Rappel des faits : après des mois d’occupation de l’Ambassade du Japon à Lima par le groupe péruvien MRTA, les forces de sécurité d’Alberto Fujimori réussissent une opération audacieuse pour en finir avec cette crise. Une telle opération a été clairement préparée avec l’aide des services secrets israéliens et elle a mis un terme définitif aux guérillas du Pérou. Le Sentier lumineux avait été neutralisé et c’était donc le tour du MRTA avec pour Fujimori l’image de sauveur. Actuellement cependant Fujimori comme son bras droit de l’époque, agent de la CIA, Vladimiro Montesinos, est en prison pour ses propres crimes.
La libération d’Ingrid Bétancourt annonce la fin des FARC et donc la fin des stratégies de guérilla aux Amériques. Le poids des circonstances de l’heure (la mort d’un chef par exemple) rencontre des phénomènes plus profonds. Le phénomène se situe au croisement de quatre nouveautés : la crise profonde de la base sociale paysanne, le déséquilibre actuel entre la force d’un fusil et celle des services de renseignements des maîtres du monde, l’aspiration générale à la démocratie même quand ses insuffisances sont très nettes, et les succès partiels de la dite démocratie. Quand le peuple peut élire comme président l’Indien Evo Moralès, pourquoi continuer la stratégie des armes ?
Le cas du Venezuela démontre lui-même que la fin des guérillas dans ce pays a été finalement un facteur bénéfique pour la victoire de Chavez. Au sein même de la Colombie qui a toujours eu une forte tradition de gauche parlementaire, ce courant va se sentir plus fort malgré le bénéfice temporaire que peut tirer des événements l’actuel président de droite Uribe.

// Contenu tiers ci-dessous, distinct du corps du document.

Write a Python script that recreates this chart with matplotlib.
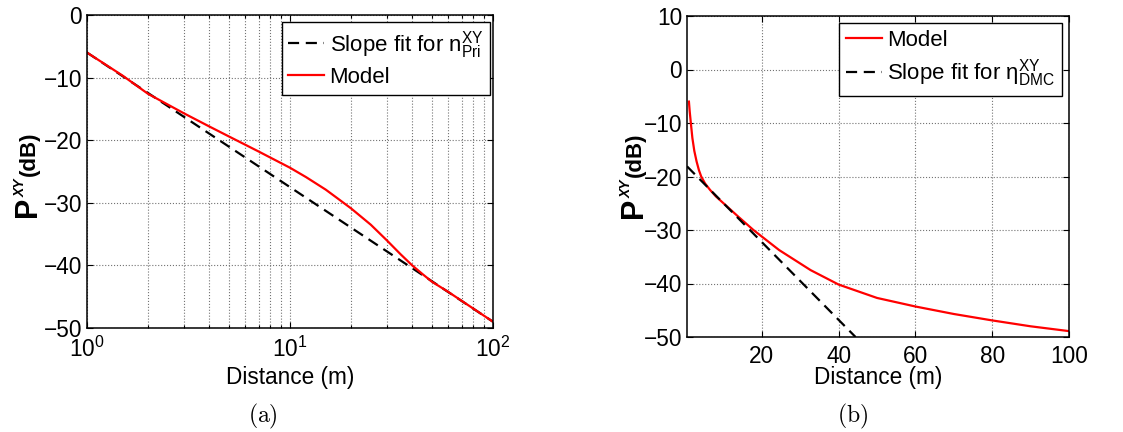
import matplotlib
matplotlib.use("Agg")
import matplotlib.pyplot as plt
from matplotlib.ticker import LogLocator, NullFormatter

plt.rcParams["font.family"] = ["Liberation Sans", "DejaVu Sans"]
plt.rcParams["mathtext.fontset"] = "custom"
plt.rcParams["mathtext.rm"] = "Liberation Sans"
plt.rcParams["mathtext.it"] = "Liberation Sans:bold:italic"
plt.rcParams["mathtext.bf"] = "Liberation Sans:bold"

# --- (a) log distance ---
left_dist = [1, 1.5, 2, 3, 4, 5, 7, 10, 12, 15, 17, 20, 25, 30, 35, 40, 45, 50,
             60, 80, 100]
left_model = [-6, -9.7, -12.6, -15.7, -17.8, -19.4, -21.8, -24.4, -25.9, -27.9,
              -29.2, -30.9, -33.5, -36.0, -38.2, -40.0, -41.4, -42.6, -44.2,
              -46.9, -49.0]
left_fit_x = [1, 100]
left_fit_y = [-6, -49]

# --- (b) linear distance ---
right_dist = [1, 1.2, 1.5, 1.9, 2.4, 3, 3.6, 4.2, 5.2, 6.5, 8, 10, 14, 17.8,
              24.5, 32.7, 40, 50, 60, 70, 80, 90, 100]
right_model = [-6, -7.8, -10, -12.8, -15.2, -17.2, -18.8, -20, -21.3, -22.5,
               -23.7, -25, -27.6, -30, -33.75, -37.5, -40.2, -42.7, -44.3,
               -45.7, -46.9, -48, -48.9]
right_fit_x = [0.5, 44.4]
right_fit_y = [-18.1, -50]

FS = 16.3
LEG_FS = 16
DASH = (0, (5, 3))
W, H = 1123, 432

fig = plt.figure(figsize=(W / 100, H / 100), dpi=100)
ax1 = fig.add_axes([87 / W, 1 - 328 / H, 406 / W, 313 / H])
ax2 = fig.add_axes([687 / W, 1 - 337 / H, 382 / W, 321 / H])


def style(ax):
    for s in ax.spines.values():
        s.set_linewidth(1.1)
    ax.tick_params(which="both", direction="in", top=True, right=True,
                   labelsize=FS, width=0.8)
    ax.tick_params(axis="x", pad=6)
    ax.tick_params(axis="y", pad=3.5)
    ax.tick_params(which="major", length=4)
    ax.tick_params(which="minor", length=2.5)
    ax.set_axisbelow(True)


def legend(ax, dx, dy):
    # dx, dy: inset of the legend box from the top-right corner, in pixels
    bb = ax.get_position()
    anchor = (1 - dx / (bb.width * W), 1 - dy / (bb.height * H))
    leg = ax.legend(loc="upper right", bbox_to_anchor=anchor, borderaxespad=0,
                    fontsize=LEG_FS, fancybox=False, framealpha=1,
                    edgecolor="black", handlelength=1.6, handletextpad=0.25,
                    labelspacing=0.3, borderpad=0.3)
    leg.get_frame().set_linewidth(1.0)


def ylabel(xpix, ypix):
    # MATLAB-style "P^XY (dB)": big bold P, small bold-italic XY, then (dB)
    kw = dict(rotation=90, rotation_mode="anchor", ha="left", va="baseline")
    p = fig.text(xpix / W, 1 - ypix / H, "P", fontsize=22, fontweight="bold", **kw)
    fig.canvas.draw()
    y = p.get_window_extent().y1
    xy = fig.text((xpix - 11) / W, y / H, "XY", fontsize=10, fontweight="bold",
                  fontstyle="italic", **kw)
    fig.canvas.draw()
    y = xy.get_window_extent().y1
    fig.text((xpix - 1) / W, (y + 2) / H, "(dB)", fontsize=16,
             fontweight="bold", **kw)


# (a)
ax1.semilogx(left_fit_x, left_fit_y, color="black", lw=1.6, linestyle=DASH,
             label=r"Slope fit for $\mathregular{n^{XY}_{Pri}}$")
ax1.semilogx(left_dist, left_model, color="red", lw=1.6, label="Model")
ax1.set_xlim(1, 100)
ax1.set_ylim(-50, 0)
ax1.set_yticks(range(-50, 1, 10))
ax1.xaxis.set_major_locator(LogLocator(base=10, numticks=5))
ax1.xaxis.set_minor_locator(LogLocator(base=10, subs=range(2, 10), numticks=20))
ax1.xaxis.set_minor_formatter(NullFormatter())
ax1.grid(True, which="both", axis="x", linestyle=":", color="0.45", lw=0.8)
ax1.grid(True, which="major", axis="y", linestyle=":", color="0.45", lw=0.8)
style(ax1)
ax1.set_xlabel("Distance (m)", fontsize=FS, labelpad=3.5)
legend(ax1, 3, 7)

# (b)
ax2.plot(right_dist, right_model, color="red", lw=1.6, label="Model")
ax2.plot(right_fit_x, right_fit_y, color="black", lw=1.6, linestyle=DASH,
         label=r"Slope fit for $\mathregular{\eta^{XY}_{DMC}}$")
ax2.set_xlim(0.5, 100)
ax2.set_ylim(-50, 10)
ax2.set_xticks([20, 40, 60, 80, 100])
ax2.set_yticks(range(-50, 11, 10))
ax2.grid(True, linestyle=":", color="0.45", lw=0.8)
style(ax2)
ax2.set_xlabel("Distance (m)", fontsize=FS, labelpad=-1.5)
legend(ax2, 7, 7)

ylabel(36, 217)
ylabel(642, 218)

fig.text(263 / W, 1 - 416 / H, r"$\mathrm{(a)}$", math_fontfamily="cm",
         fontsize=17, ha="center", va="center")
fig.text(853 / W, 1 - 416 / H, r"$\mathrm{(b)}$", math_fontfamily="cm",
         fontsize=17, ha="center", va="center")

fig.savefig("out.png", dpi=100)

Naturellement cette fin des FARC et la possible avancée de la démocratie ne signifient en rien la fin de la violence. Du Honduras au Brésil, tous les indicateurs sont au rouge quant à montée de la délinquance urbaine et ce phénomène est aussi profond que la fin des guérillas ! La Colombie va seulement pouvoir entrer dans le marché politique ordinaire avec comme grand ordonnateur les médias à la solde des milliardaires.
Et les USA dans tout ça ? Personne ne doute un seul instant que les services de renseignements furent un auxiliaire précieux d’Uribe d’où la libération de Nord-américains en même temps qu’Ingrid, libération annoncée par avance au soldat Mc Cain pour lui donner un coup de pouce dans sa difficile lutte contre Obama, en vu de l’élection du quatre novembre. Mc Cain en se précipitant à Bogota a cependant confirmé la formule inventée par les défenseurs d’Obama : Mac Same pour dire que Mc Cain veut continuer Bush. D’ici l’élection du prochain président des tonnes de dollars vont circuler en tout sens (pour Obama il faut qu’ils lui amènent le vote latino) et donc bien difficile de prévoir le résultat. Une seule chose est sûre pour le moment : comme aux Primaires, Obama fait la course en tête, une course où il veut cultiver le souhait d’Etasuniens en manque de paix. La libération d’Ingrid Bétancourt va donc s’inviter dans cette campagne : Mc Cain y trouvera la preuve que seule la méthode forte est payante et Obama que seul le respect des pauvres est source d’avenir. Bien sûr il s’agit seulement d’histoires que chacun va se raconter quelques mois (storytelling) avant qu’ensuite la politique des riches impose ses dures règles qui cependant ne sont pas sans nuances voire sans contradictions.
Contre les deux fers au feu classiques du capitalisme, les démocrates doivent se saisir de l’heure présente pour travailler aux dures règles d’une démocratie indépendant du fric.